Postby quickfur » Thu Jan 14, 2016 5:44 pm

Well, of course a 2-time Hamiltonian has no meaning -- because everything we know about physics -- and therefore all the mathematical models built around it -- assumes linear time!! Obviously, if we're going to model a universe with 2 time dimensions, we're going to need a radically different model of physics from the ground up. Don't expect existing models to work without some major restructuring. I also wouldn't expect that any of what we observe in our linear-time universe would generalize to 2D time; almost all of our physical perceptions (and therefore, mental models of how the universe works) are based on linear time. Even the way physical objects interact are bound to linear time. In fact, even the very definition of an "interaction" depends on linear time (there's a state "before" the interaction, and a state "after" the interaction -- the meaning of "before" and "after" becomes ambiguous once you have 2D time).

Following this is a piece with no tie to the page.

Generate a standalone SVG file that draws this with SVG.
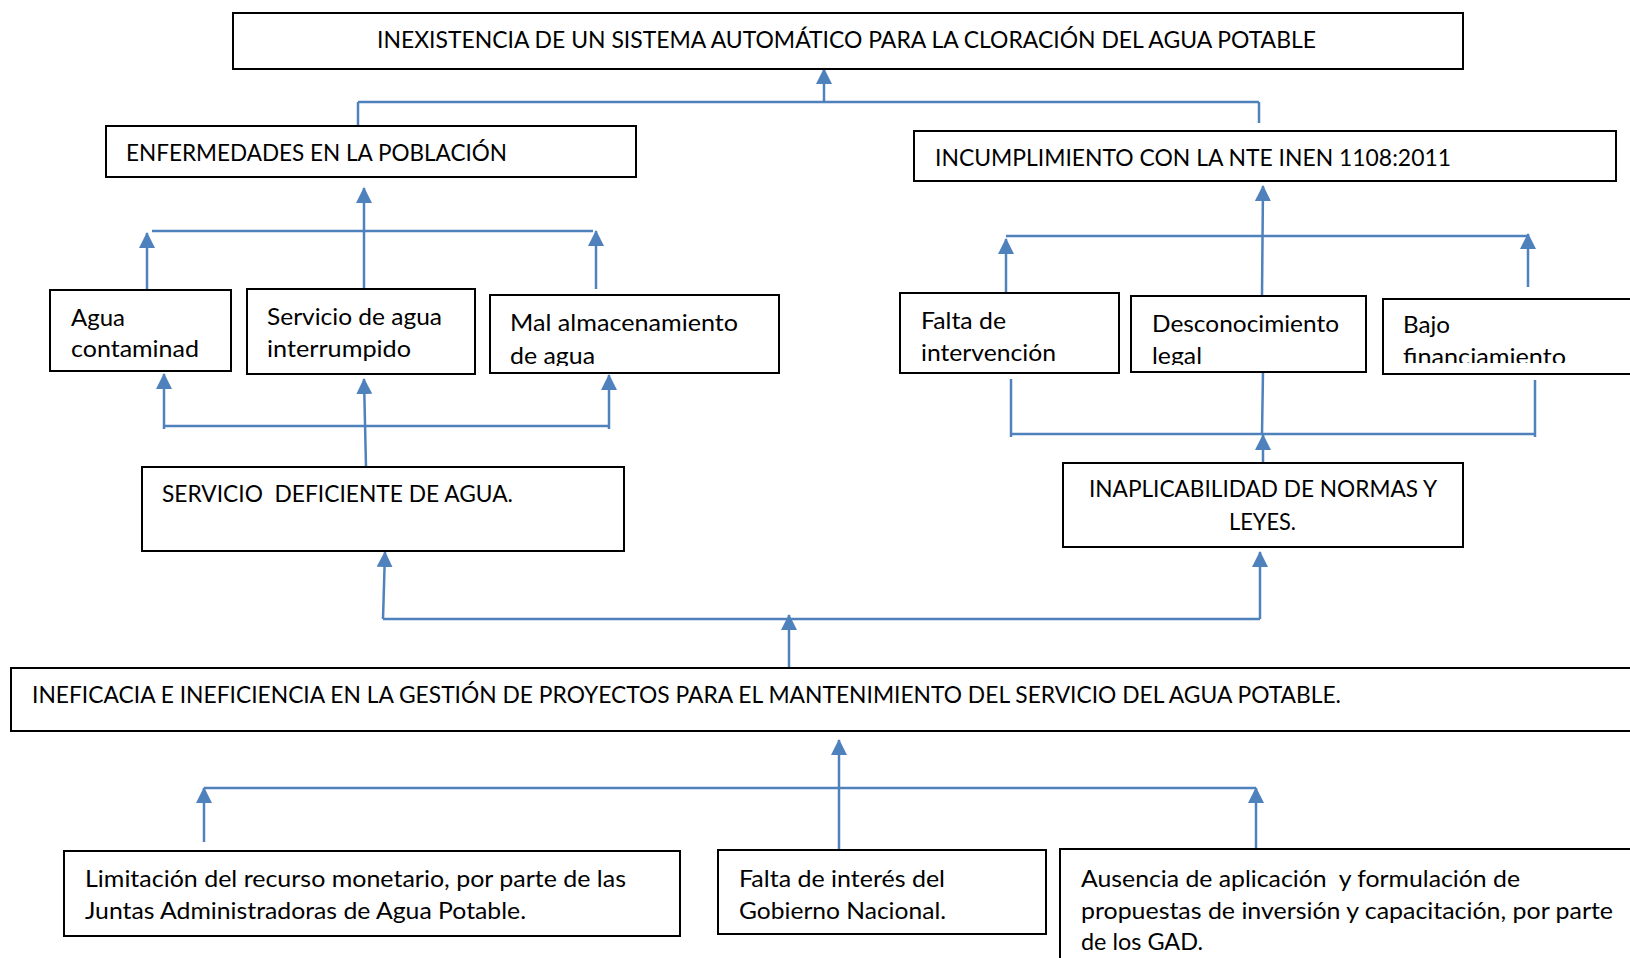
<svg xmlns="http://www.w3.org/2000/svg" width="1630" height="958" viewBox="0 0 1630 958">
<style>
.box{fill:#fff;stroke:#000;stroke-width:2}
.t{font-family:Lato,"Liberation Sans",sans-serif;font-size:23px;fill:#000}
.c{stroke:#4f81bd;stroke-width:2.5;fill:none}
.a{stroke:#4f81bd;stroke-width:2.5;fill:none;marker-end:url(#ah)}
</style>
<defs>
<marker id="ah" viewBox="0 0 16 16" refX="15" refY="8" markerWidth="16" markerHeight="16" markerUnits="userSpaceOnUse" orient="auto">
<path d="M0,0 L16,8 L0,16 z" fill="#4f81bd"/>
</marker>
<clipPath id="cMal"><rect x="490" y="295" width="289" height="71"/></clipPath>
<clipPath id="cDes"><rect x="1131" y="296" width="235" height="69"/></clipPath>
<clipPath id="cBajo"><rect x="1383" y="299" width="260" height="64"/></clipPath>
</defs>
<rect width="1630" height="958" fill="#fff"/>

<g id="connectors">
<line class="a" x1="824" y1="103" x2="824" y2="69"/>
<line class="c" x1="358" y1="102" x2="1259" y2="102"/>
<line class="c" x1="358" y1="102" x2="358" y2="126"/>
<line class="c" x1="1259" y1="102" x2="1259" y2="123"/>

<line class="a" x1="364" y1="289" x2="364" y2="188"/>
<line class="c" x1="152" y1="231" x2="593" y2="231"/>
<line class="a" x1="147" y1="290" x2="147" y2="233"/>
<line class="a" x1="596" y1="289" x2="596" y2="231"/>

<line class="c" x1="164" y1="426" x2="609" y2="426"/>
<line class="a" x1="164" y1="429" x2="164" y2="374"/>
<line class="a" x1="609" y1="429" x2="609" y2="375"/>
<line class="a" x1="366" y1="467" x2="364" y2="379"/>

<line class="a" x1="1262" y1="296" x2="1263" y2="186"/>
<line class="c" x1="1006" y1="236" x2="1527" y2="236"/>
<line class="a" x1="1006" y1="295" x2="1006" y2="239"/>
<line class="a" x1="1528" y1="287" x2="1528" y2="234"/>

<line class="c" x1="1011" y1="379" x2="1011" y2="437"/>
<line class="c" x1="1011" y1="434" x2="1535" y2="434"/>
<line class="c" x1="1535" y1="380" x2="1535" y2="437"/>
<line class="c" x1="1263" y1="372" x2="1262" y2="434"/>
<line class="a" x1="1263" y1="463" x2="1263" y2="435"/>

<line class="c" x1="383" y1="619" x2="1260" y2="619"/>
<line class="a" x1="383" y1="619" x2="385" y2="552"/>
<line class="a" x1="1260" y1="619" x2="1260" y2="552"/>
<line class="a" x1="789" y1="668" x2="789" y2="615"/>

<line class="a" x1="839" y1="849" x2="839" y2="740"/>
<line class="c" x1="204" y1="788" x2="1256" y2="788"/>
<line class="a" x1="204" y1="842" x2="204" y2="788"/>
<line class="a" x1="1256" y1="856" x2="1256" y2="788"/>
</g>

<g id="n-inexistencia">
<rect class="box" x="233" y="13" width="1230" height="56"/>
<text class="t" x="377" y="48" textLength="939" lengthAdjust="spacingAndGlyphs">INEXISTENCIA DE UN SISTEMA AUTOMÁTICO PARA LA CLORACIÓN DEL AGUA POTABLE</text>
</g>

<g id="n-enfermedades">
<rect class="box" x="106" y="126" width="530" height="51"/>
<text class="t" x="126" y="161" textLength="381" lengthAdjust="spacingAndGlyphs">ENFERMEDADES EN LA POBLACIÓN</text>
</g>

<g id="n-incumplimiento">
<rect class="box" x="914" y="131" width="702" height="50"/>
<text class="t" x="935" y="166" textLength="516" lengthAdjust="spacingAndGlyphs">INCUMPLIMIENTO CON LA NTE INEN 1108:2011</text>
</g>

<g id="n-agua-contaminada">
<rect class="box" x="50" y="290" width="181" height="81"/>
<text class="t" x="71" y="326" textLength="54" lengthAdjust="spacingAndGlyphs">Agua</text>
<text class="t" x="71" y="357" textLength="128" lengthAdjust="spacingAndGlyphs">contaminad</text>
</g>

<g id="n-servicio-interrumpido">
<rect class="box" x="247" y="289" width="228" height="85"/>
<text class="t" x="267" y="325" textLength="175" lengthAdjust="spacingAndGlyphs">Servicio de agua</text>
<text class="t" x="267" y="357" textLength="144" lengthAdjust="spacingAndGlyphs">interrumpido</text>
</g>

<g id="n-mal-almacenamiento">
<rect class="box" x="490" y="295" width="289" height="78"/>
<g clip-path="url(#cMal)">
<text class="t" x="510" y="331" textLength="228" lengthAdjust="spacingAndGlyphs">Mal almacenamiento</text>
<text class="t" x="510" y="364" textLength="85" lengthAdjust="spacingAndGlyphs">de agua</text>
</g>
</g>

<g id="n-servicio-deficiente">
<rect class="box" x="142" y="467" width="482" height="84"/>
<text class="t" x="162" y="502" xml:space="preserve" style="white-space:pre" textLength="351" lengthAdjust="spacingAndGlyphs">SERVICIO  DEFICIENTE DE AGUA.</text>
</g>

<g id="n-falta-intervencion">
<rect class="box" x="900" y="293" width="219" height="80"/>
<text class="t" x="921" y="329" textLength="85" lengthAdjust="spacingAndGlyphs">Falta de</text>
<text class="t" x="921" y="361" textLength="135" lengthAdjust="spacingAndGlyphs">intervención</text>
</g>

<g id="n-desconocimiento">
<rect class="box" x="1131" y="296" width="235" height="76"/>
<g clip-path="url(#cDes)">
<text class="t" x="1152" y="332" textLength="187" lengthAdjust="spacingAndGlyphs">Desconocimiento</text>
<text class="t" x="1152" y="364" textLength="50" lengthAdjust="spacingAndGlyphs">legal</text>
</g>
</g>

<g id="n-bajo-financiamiento">
<rect class="box" x="1383" y="299" width="260" height="75"/>
<g clip-path="url(#cBajo)">
<text class="t" x="1403" y="333" textLength="47" lengthAdjust="spacingAndGlyphs">Bajo</text>
<text class="t" x="1403" y="365" textLength="163" lengthAdjust="spacingAndGlyphs">financiamiento</text>
</g>
</g>

<g id="n-inaplicabilidad">
<rect class="box" x="1063" y="463" width="400" height="84"/>
<text class="t" x="1089" y="497" textLength="348" lengthAdjust="spacingAndGlyphs">INAPLICABILIDAD DE NORMAS Y</text>
<text class="t" x="1229" y="530" textLength="67" lengthAdjust="spacingAndGlyphs">LEYES.</text>
</g>

<g id="n-ineficacia">
<rect class="box" x="11" y="668" width="1630" height="63"/>
<text class="t" x="32" y="703" textLength="1309" lengthAdjust="spacingAndGlyphs">INEFICACIA E INEFICIENCIA EN LA GESTIÓN DE PROYECTOS PARA EL MANTENIMIENTO DEL SERVICIO DEL AGUA POTABLE.</text>
</g>

<g id="n-limitacion">
<rect class="box" x="64" y="851" width="616" height="85"/>
<text class="t" x="85" y="887" textLength="541" lengthAdjust="spacingAndGlyphs">Limitación del recurso monetario, por parte de las</text>
<text class="t" x="85" y="919" textLength="441" lengthAdjust="spacingAndGlyphs">Juntas Administradoras de Agua Potable.</text>
</g>

<g id="n-falta-interes">
<rect class="box" x="718" y="850" width="328" height="84"/>
<text class="t" x="739" y="887" textLength="206" lengthAdjust="spacingAndGlyphs">Falta de interés del</text>
<text class="t" x="739" y="919" textLength="207" lengthAdjust="spacingAndGlyphs">Gobierno Nacional.</text>
</g>

<g id="n-ausencia">
<rect class="box" x="1060" y="849" width="600" height="130"/>
<text class="t" x="1081" y="887" xml:space="preserve" style="white-space:pre" textLength="439" lengthAdjust="spacingAndGlyphs">Ausencia de aplicación  y formulación de</text>
<text class="t" x="1081" y="919" textLength="532" lengthAdjust="spacingAndGlyphs">propuestas de inversión y capacitación, por parte</text>
<text class="t" x="1081" y="950" textLength="122" lengthAdjust="spacingAndGlyphs">de los GAD.</text>
</g>
</svg>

So I wouldn't expect that the physics of a universe with 2D time would be anything even remotely resembling what we'd intuitively expect. Before we even get to physics equations and stuff, we'd have to have a pretty radical re-thinking of what "physics" even means in the context of 2D time. For example, objects would not have a single trajectory, but would fan out into a 2D plane of trajectories, a continuum of trajectories, probably all different from each other. So even the meaning of time-evolution is undermined, since there's a starting state, but the meaning of "final state" is ambiguous because there's a continuum of final states, all different from each other.